Written instruction =
Set down only those lines that fall from the line containing "Emit a LaTeX" through the line containing "(0,0) rectangle (915,1197);", unchanged and without pictures.

Data supplied =
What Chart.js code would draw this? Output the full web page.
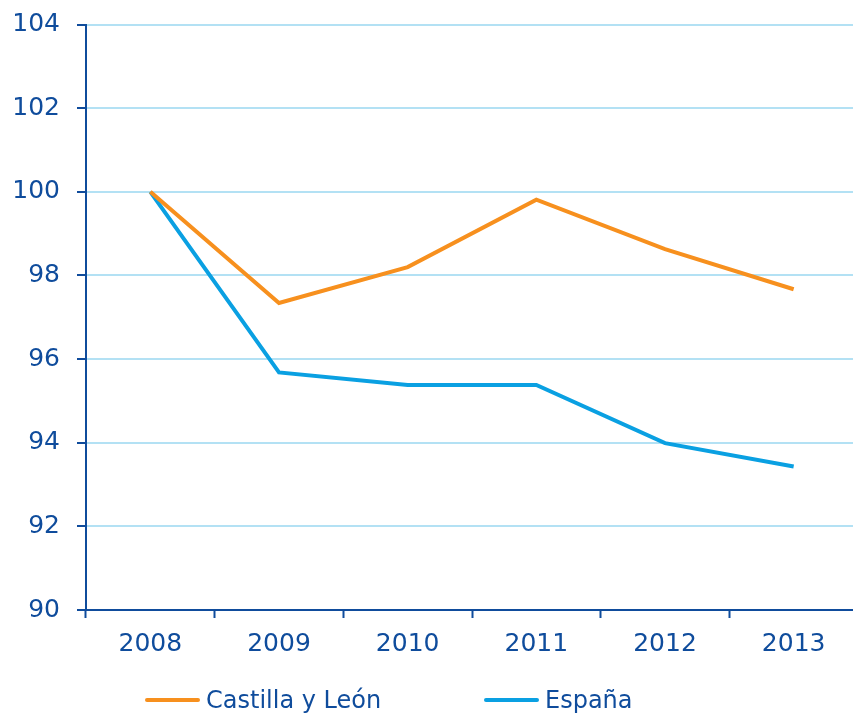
==
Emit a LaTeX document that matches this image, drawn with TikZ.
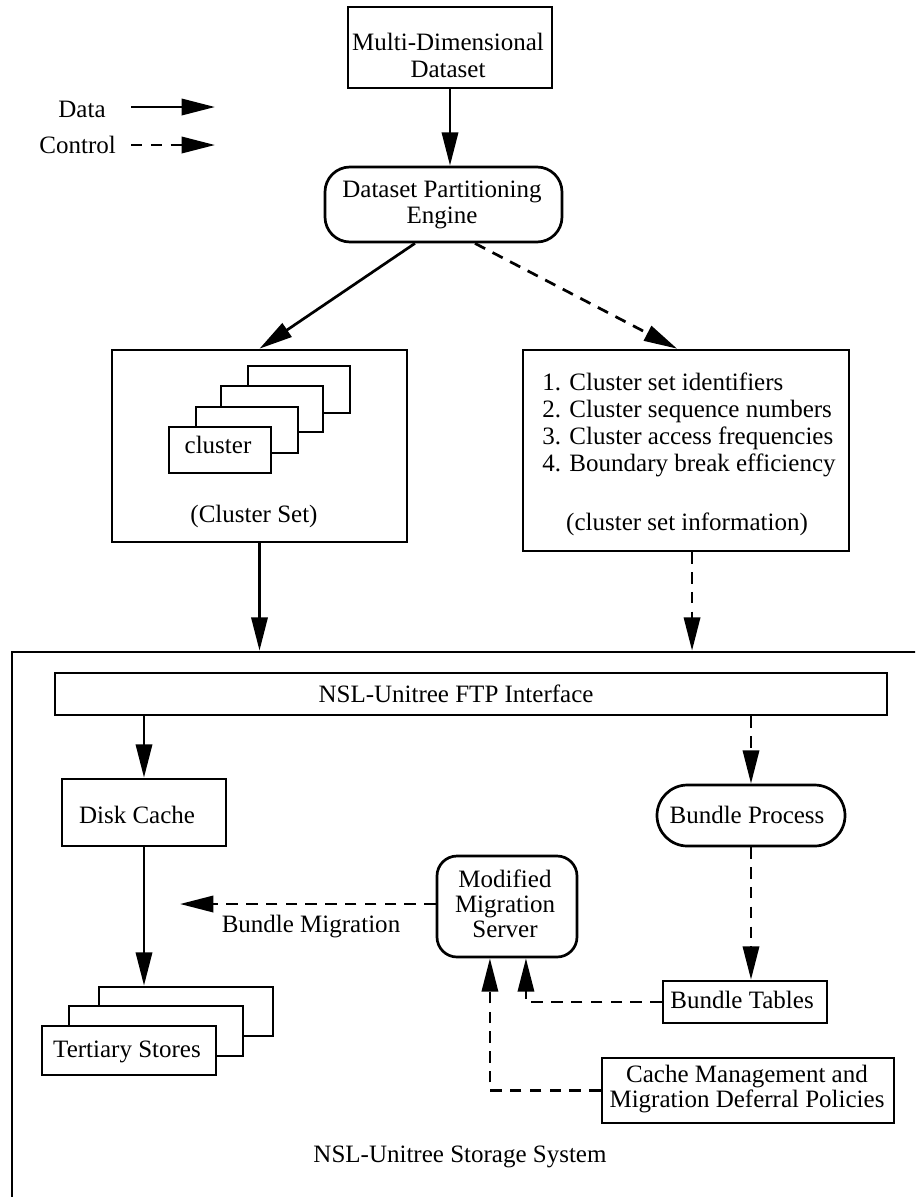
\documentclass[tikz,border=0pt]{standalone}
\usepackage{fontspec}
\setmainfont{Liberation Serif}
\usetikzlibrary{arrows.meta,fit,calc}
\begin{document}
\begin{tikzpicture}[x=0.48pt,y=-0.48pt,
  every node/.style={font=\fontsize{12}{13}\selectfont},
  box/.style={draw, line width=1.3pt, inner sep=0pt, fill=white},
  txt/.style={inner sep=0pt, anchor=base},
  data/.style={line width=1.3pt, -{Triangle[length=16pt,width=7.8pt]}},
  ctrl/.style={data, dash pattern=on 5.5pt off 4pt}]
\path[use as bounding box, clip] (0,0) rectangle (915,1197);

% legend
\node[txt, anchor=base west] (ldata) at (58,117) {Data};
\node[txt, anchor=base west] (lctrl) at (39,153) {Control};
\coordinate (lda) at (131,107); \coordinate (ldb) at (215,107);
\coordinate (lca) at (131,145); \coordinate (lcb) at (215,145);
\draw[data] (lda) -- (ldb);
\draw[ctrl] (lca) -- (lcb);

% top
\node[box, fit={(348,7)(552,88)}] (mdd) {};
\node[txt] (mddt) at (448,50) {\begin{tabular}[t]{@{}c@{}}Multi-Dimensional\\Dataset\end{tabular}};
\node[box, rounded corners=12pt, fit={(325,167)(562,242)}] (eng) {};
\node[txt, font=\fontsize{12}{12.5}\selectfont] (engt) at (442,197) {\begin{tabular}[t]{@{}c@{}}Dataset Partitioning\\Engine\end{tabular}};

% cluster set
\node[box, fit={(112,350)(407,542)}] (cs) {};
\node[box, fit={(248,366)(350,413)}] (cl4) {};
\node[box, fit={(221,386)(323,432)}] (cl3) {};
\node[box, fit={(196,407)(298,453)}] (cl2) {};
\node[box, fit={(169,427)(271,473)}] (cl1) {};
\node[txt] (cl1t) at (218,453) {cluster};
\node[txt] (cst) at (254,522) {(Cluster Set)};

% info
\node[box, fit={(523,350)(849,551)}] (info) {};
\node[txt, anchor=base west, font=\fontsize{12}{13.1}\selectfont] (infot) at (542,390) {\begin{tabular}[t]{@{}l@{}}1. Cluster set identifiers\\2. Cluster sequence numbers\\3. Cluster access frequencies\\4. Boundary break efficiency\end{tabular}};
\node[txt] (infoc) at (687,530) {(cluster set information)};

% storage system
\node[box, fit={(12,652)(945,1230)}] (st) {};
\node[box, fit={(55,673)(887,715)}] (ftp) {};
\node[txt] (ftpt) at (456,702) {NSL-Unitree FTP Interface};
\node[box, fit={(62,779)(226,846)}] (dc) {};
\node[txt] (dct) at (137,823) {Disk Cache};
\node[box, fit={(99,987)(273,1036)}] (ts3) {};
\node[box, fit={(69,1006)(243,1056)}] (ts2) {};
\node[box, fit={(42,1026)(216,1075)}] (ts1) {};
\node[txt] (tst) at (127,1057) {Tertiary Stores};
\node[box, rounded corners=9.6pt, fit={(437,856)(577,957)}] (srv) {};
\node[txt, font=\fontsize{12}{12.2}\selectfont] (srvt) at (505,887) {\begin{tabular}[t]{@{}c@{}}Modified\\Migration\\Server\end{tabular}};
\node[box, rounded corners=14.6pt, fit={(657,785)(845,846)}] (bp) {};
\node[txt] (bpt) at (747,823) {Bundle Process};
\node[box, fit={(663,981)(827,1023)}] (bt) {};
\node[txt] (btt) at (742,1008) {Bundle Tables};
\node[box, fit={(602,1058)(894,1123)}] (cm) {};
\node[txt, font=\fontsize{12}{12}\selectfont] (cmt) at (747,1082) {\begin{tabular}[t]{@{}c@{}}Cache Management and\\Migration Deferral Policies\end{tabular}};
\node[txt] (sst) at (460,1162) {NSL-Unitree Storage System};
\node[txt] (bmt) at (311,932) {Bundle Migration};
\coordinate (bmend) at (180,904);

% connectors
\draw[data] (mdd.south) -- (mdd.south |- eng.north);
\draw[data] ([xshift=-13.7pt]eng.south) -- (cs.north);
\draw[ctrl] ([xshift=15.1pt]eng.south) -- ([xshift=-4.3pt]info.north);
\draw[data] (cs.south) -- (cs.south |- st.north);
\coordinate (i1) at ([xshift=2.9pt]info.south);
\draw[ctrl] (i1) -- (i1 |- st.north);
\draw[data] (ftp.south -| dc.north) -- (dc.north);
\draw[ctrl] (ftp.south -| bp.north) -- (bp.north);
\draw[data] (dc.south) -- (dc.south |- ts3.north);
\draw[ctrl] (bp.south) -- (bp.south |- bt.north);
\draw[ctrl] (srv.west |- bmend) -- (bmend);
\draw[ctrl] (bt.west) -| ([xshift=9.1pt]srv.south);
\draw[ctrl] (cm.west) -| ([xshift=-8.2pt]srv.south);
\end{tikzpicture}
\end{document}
==
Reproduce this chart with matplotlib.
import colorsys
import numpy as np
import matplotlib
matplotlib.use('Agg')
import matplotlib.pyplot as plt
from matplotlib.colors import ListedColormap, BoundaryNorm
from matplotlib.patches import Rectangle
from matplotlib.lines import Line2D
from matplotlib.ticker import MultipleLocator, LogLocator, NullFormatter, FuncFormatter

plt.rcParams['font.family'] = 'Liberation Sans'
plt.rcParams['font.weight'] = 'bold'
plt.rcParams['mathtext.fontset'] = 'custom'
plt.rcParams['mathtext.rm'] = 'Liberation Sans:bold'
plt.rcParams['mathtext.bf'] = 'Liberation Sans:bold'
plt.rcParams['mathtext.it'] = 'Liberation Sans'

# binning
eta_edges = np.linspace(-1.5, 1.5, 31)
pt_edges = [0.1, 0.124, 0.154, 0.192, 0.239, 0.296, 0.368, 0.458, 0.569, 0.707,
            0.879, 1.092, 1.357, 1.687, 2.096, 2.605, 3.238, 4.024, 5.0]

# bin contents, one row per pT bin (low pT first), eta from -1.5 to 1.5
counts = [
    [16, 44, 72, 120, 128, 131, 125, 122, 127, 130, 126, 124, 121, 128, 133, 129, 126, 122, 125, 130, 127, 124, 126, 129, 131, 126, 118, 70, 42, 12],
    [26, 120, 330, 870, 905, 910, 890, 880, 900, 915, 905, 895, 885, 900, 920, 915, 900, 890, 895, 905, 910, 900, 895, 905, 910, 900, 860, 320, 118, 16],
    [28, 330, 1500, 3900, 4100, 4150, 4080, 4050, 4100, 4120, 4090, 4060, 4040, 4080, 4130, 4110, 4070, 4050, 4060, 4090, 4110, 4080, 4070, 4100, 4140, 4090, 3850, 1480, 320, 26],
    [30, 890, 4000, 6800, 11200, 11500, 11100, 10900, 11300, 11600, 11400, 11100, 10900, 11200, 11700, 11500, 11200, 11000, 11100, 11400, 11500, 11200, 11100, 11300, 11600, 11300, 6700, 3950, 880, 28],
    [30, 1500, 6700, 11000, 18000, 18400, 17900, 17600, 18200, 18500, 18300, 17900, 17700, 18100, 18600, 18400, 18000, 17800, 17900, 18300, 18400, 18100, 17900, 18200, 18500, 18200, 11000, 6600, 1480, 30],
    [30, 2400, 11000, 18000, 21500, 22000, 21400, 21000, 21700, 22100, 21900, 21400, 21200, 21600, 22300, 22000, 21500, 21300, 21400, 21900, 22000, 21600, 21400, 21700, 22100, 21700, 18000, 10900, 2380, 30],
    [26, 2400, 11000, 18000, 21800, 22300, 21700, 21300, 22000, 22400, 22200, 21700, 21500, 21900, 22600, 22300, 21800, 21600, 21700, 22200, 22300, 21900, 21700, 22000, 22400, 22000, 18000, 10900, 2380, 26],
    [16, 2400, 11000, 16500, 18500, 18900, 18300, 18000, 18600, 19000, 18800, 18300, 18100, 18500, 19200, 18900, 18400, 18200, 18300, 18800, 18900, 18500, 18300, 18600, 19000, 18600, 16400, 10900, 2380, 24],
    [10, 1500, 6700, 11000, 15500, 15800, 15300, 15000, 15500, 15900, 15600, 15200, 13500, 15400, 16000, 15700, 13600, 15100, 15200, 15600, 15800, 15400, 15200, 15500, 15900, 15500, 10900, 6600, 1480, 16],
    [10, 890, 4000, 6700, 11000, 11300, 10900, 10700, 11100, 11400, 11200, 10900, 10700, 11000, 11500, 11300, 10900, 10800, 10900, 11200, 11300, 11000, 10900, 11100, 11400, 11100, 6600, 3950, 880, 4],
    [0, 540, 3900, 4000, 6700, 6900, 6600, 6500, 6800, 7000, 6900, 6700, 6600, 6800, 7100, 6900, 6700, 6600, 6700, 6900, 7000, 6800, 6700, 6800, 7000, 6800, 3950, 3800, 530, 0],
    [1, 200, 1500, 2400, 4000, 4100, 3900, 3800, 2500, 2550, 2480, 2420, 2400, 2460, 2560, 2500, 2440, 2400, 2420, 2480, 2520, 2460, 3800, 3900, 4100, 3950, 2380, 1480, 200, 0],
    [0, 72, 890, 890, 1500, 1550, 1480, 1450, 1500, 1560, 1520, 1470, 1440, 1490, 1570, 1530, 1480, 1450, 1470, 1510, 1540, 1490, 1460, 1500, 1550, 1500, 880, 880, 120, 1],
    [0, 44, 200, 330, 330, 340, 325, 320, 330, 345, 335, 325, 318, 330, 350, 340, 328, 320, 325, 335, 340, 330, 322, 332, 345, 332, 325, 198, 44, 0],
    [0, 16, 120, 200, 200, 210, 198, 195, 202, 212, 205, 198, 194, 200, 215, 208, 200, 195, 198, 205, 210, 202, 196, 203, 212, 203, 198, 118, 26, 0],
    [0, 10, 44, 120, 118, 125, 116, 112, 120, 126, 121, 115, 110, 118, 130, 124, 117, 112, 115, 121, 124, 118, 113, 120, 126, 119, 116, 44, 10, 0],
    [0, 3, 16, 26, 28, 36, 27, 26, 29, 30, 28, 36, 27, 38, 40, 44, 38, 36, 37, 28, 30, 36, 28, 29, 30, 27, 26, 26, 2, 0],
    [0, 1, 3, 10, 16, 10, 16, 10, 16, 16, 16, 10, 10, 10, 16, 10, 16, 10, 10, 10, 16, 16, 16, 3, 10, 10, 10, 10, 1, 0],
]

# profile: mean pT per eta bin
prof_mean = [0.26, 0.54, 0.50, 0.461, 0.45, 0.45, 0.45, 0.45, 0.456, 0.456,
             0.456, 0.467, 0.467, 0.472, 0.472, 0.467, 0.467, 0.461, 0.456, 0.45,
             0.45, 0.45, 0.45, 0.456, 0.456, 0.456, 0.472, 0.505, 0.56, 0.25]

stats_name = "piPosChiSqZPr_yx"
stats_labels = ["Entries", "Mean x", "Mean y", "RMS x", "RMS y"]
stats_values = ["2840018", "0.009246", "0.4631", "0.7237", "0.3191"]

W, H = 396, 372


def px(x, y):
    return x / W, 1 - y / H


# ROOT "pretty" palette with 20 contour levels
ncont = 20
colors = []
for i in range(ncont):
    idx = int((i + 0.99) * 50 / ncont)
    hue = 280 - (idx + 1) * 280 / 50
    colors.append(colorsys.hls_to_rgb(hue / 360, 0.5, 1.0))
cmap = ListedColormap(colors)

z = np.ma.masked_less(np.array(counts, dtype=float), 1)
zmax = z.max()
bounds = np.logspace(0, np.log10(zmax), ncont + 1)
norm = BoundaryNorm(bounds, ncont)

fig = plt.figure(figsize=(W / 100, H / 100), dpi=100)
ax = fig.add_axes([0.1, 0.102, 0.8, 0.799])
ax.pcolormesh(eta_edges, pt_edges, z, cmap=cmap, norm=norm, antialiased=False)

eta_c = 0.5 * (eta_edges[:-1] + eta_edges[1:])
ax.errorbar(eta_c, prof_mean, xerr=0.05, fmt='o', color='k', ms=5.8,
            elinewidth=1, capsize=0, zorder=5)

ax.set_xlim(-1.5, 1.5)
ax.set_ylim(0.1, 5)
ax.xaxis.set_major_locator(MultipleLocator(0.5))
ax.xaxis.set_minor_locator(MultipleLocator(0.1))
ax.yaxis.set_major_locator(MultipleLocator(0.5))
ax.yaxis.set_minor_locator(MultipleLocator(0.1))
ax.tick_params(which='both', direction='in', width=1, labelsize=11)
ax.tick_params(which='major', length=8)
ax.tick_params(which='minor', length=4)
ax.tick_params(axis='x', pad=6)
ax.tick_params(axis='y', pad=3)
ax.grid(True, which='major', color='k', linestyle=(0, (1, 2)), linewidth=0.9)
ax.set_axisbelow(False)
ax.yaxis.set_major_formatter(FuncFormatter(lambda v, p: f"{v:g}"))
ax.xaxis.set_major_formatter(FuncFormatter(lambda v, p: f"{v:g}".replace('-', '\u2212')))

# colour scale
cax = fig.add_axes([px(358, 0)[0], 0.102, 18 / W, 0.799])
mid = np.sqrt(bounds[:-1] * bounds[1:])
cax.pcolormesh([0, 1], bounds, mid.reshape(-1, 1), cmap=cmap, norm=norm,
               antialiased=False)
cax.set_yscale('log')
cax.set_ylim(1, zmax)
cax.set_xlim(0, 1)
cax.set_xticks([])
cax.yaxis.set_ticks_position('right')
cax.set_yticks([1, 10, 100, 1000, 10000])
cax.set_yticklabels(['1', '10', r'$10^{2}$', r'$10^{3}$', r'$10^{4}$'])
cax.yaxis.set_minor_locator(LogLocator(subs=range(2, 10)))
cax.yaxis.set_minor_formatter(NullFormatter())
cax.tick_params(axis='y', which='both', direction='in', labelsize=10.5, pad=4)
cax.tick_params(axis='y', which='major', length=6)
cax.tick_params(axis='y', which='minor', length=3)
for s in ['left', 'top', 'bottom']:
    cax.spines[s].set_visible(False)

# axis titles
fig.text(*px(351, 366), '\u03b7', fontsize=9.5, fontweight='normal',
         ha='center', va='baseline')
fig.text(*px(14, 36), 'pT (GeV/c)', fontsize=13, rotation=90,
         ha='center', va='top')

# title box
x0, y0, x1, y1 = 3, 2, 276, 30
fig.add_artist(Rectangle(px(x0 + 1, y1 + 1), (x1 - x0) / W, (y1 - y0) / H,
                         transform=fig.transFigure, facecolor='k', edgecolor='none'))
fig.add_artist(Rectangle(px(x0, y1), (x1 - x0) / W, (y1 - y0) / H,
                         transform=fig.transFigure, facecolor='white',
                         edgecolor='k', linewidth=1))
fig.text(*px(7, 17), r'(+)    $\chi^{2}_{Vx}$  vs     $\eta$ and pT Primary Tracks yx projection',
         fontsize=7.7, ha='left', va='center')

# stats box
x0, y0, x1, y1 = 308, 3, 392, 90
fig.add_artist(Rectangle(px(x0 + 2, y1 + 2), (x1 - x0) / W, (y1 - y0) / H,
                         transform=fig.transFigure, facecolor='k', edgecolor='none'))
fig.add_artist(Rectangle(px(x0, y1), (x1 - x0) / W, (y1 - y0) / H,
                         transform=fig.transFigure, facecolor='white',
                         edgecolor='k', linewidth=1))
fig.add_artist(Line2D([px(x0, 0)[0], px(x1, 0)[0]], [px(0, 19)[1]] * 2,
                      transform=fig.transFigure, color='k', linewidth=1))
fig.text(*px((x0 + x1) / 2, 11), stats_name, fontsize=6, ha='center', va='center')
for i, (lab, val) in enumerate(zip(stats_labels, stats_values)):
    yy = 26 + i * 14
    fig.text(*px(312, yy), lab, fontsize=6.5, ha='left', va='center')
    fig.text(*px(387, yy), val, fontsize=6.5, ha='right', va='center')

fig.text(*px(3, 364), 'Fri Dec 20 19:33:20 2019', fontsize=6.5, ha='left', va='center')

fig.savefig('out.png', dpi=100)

Expected output =
Emit a LaTeX document that matches this image, drawn with TikZ.
\documentclass[tikz,border=0pt]{standalone}
\usepackage{fontspec}
\setmainfont{Liberation Serif}
\usetikzlibrary{arrows.meta,fit,calc}
\begin{document}
\begin{tikzpicture}[x=0.48pt,y=-0.48pt,
  every node/.style={font=\fontsize{12}{13}\selectfont},
  box/.style={draw, line width=1.3pt, inner sep=0pt, fill=white},
  txt/.style={inner sep=0pt, anchor=base},
  data/.style={line width=1.3pt, -{Triangle[length=16pt,width=7.8pt]}},
  ctrl/.style={data, dash pattern=on 5.5pt off 4pt}]
\path[use as bounding box, clip] (0,0) rectangle (915,1197);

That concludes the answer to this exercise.